Return precisely the span of lines from the top of the material below to the line containing "import * as", both included. Pictures are excluded.

----

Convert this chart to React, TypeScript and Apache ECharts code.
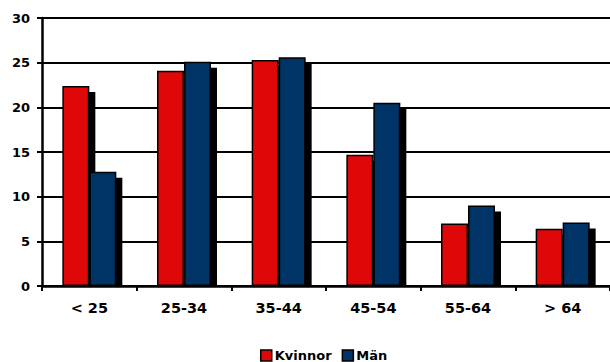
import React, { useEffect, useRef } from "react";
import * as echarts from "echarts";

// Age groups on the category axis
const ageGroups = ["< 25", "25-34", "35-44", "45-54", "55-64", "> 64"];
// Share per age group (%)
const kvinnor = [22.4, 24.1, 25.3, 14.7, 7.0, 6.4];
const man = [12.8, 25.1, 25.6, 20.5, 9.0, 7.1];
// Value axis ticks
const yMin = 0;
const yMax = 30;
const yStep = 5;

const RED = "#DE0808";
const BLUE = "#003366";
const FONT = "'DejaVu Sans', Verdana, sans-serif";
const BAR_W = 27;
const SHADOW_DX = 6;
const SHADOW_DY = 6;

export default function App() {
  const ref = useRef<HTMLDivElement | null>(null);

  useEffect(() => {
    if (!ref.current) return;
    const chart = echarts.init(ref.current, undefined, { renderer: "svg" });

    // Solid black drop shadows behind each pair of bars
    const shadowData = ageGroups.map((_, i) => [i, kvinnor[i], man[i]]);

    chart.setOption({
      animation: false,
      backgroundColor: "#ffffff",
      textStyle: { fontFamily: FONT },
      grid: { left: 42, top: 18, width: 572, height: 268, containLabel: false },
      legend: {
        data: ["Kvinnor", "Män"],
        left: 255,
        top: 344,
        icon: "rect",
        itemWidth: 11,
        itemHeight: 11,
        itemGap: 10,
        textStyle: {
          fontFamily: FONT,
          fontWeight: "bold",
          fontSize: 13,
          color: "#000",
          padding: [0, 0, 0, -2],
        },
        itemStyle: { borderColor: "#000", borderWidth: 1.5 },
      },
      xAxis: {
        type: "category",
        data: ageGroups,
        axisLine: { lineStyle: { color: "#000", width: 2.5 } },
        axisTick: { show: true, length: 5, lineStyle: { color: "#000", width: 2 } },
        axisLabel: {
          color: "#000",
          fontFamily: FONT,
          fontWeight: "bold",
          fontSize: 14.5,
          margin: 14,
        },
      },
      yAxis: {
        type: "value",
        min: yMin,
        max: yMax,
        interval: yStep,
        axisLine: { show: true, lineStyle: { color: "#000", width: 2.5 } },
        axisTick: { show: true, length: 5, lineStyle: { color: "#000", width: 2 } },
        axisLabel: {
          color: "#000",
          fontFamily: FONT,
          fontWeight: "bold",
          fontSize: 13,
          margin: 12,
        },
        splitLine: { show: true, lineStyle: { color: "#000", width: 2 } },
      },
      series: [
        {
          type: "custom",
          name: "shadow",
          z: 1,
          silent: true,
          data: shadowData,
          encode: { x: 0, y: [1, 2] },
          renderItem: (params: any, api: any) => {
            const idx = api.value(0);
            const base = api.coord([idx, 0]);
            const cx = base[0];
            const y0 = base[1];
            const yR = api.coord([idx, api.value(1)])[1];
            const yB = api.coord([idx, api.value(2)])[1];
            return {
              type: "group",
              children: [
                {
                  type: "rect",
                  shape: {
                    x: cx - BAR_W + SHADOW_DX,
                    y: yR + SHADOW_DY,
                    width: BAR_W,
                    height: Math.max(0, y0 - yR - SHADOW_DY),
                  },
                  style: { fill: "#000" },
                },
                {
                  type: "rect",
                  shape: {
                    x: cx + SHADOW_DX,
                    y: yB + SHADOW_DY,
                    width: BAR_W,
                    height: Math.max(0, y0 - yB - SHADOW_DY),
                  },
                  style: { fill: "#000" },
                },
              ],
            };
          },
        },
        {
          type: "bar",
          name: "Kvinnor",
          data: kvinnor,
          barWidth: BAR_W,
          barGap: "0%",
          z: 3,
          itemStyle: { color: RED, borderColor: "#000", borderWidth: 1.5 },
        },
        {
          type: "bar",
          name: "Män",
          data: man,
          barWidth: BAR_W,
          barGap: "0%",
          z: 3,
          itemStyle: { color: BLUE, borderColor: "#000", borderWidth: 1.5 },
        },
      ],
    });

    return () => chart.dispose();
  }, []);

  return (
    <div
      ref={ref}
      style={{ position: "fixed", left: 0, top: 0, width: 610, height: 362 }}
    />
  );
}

----

**Answer to this task**
Convert this chart to React, TypeScript and Apache ECharts code.
import React, { useEffect, useRef } from "react";
import * as echarts from "echarts";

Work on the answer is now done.